Мои гости рассказали мне, что Енукидзе расцвел, ожидая скорого примирения с оппозицией. Однако ни Раковский, ни Смирнов не имели ко мне политических поручений. Сталин пытался просто, ничем не связывая себя, посеять среди «троцкистов» иллюзии, а среди зиновьевцев – панику. Однако Енукидзе, как и Нестор Лакоба, искренне надеялся на перемену курса, и оба подняли головы. Сталин не забыл им этого. Смирнов был расстрелян по процессу Зиновьева. Нестор Лакоба был расстрелян без суда[118], очевидно, ввиду его отказа давать «чистосердечные» показания. Михаил Лакоба был расстрелян по приговору суда, на котором он давал фантастические обвинительные показания против уже расстрелянного брата.

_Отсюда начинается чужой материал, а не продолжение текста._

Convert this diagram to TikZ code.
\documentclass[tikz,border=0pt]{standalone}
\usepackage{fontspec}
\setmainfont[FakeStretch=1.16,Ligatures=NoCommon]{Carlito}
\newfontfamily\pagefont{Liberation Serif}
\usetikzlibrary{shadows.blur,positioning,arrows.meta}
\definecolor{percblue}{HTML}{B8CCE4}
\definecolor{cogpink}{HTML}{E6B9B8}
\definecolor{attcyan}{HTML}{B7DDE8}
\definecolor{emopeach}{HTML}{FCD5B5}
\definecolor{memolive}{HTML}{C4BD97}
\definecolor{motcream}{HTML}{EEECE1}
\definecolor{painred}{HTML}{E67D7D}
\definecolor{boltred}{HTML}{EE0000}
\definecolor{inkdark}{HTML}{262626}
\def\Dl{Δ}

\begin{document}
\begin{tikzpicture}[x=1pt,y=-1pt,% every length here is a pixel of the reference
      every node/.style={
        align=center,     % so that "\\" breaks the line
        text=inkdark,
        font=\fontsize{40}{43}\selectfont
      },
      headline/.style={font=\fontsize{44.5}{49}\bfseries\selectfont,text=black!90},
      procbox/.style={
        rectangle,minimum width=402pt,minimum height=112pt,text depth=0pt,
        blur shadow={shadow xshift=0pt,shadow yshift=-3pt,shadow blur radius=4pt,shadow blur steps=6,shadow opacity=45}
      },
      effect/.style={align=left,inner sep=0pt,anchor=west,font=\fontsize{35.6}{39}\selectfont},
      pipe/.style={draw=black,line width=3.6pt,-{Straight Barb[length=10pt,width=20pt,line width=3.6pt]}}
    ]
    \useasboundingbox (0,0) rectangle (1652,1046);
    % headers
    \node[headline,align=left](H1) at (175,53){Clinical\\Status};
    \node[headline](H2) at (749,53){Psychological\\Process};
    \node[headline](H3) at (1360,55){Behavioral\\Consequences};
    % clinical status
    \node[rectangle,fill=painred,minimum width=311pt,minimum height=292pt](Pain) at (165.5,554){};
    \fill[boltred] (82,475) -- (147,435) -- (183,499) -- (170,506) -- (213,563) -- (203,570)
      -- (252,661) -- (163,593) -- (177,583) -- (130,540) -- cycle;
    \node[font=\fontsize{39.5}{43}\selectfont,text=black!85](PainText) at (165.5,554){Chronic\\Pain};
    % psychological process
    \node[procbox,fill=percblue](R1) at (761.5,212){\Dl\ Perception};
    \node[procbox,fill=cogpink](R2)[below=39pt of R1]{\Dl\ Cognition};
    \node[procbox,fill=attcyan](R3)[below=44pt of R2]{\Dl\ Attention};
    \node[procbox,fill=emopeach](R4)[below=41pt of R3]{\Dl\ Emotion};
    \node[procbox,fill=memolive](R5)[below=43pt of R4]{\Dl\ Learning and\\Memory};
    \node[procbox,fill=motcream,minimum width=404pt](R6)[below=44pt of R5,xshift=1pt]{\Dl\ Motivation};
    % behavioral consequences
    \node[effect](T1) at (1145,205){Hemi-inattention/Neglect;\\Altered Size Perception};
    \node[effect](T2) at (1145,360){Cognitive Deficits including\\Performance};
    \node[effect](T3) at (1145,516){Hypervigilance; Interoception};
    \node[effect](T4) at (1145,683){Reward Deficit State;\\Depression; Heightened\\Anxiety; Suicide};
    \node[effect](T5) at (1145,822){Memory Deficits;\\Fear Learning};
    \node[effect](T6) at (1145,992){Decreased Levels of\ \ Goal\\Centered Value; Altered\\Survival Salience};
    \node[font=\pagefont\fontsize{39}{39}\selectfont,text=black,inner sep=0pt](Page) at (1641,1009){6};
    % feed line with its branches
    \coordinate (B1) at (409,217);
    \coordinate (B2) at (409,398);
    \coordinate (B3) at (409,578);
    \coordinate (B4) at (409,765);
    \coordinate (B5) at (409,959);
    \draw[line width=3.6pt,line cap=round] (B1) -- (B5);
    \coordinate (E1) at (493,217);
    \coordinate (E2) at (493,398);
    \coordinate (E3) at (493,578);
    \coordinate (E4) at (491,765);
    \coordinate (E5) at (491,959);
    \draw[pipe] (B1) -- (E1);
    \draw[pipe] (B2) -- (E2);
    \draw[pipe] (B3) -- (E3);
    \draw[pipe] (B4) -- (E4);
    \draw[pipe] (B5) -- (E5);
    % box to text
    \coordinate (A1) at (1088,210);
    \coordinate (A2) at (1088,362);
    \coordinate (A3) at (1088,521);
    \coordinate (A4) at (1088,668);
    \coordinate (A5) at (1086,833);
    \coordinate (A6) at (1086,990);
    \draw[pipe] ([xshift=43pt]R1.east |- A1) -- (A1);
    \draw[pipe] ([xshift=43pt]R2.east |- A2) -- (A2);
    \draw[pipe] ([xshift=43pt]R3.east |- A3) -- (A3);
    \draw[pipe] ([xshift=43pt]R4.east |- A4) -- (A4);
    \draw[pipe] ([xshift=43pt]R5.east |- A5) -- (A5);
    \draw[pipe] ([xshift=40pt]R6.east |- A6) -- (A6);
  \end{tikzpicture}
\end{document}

Чтобы крепче связать Енукидзе, Сталин ввел его в Центральную контрольную комиссию, которая призвана была наблюдать за партийной моралью. Предвидел ли Сталин, что Енукидзе сам будет привлечен за нарушение партийной морали? Такие противоречия, во всяком случае, никогда не останавливали его. Достаточно сказать, что старый большевик Рудзутак, арестованный по такому же обвинению, был в течение нескольких лет председателем Центральной контрольной комиссии, т. е. чем-то вроде первосвященника партийной и советской морали. Через систему сообщающихся сосудов я знал в последние годы моей московской жизни, что у Сталина есть особый архив, в котором собраны документы, улики, порочащие слухи против всех без исключения видных советских деятелей. В 1929 году, во время открытого разрыва с правыми членами Политбюро – Бухариным, Рыковым и Томским, – Сталину удалось удержать на своей стороне Калинина и Ворошилова только угрозой порочащих разоблачений. Так, по крайней мере, писали мне друзья в Константинополь.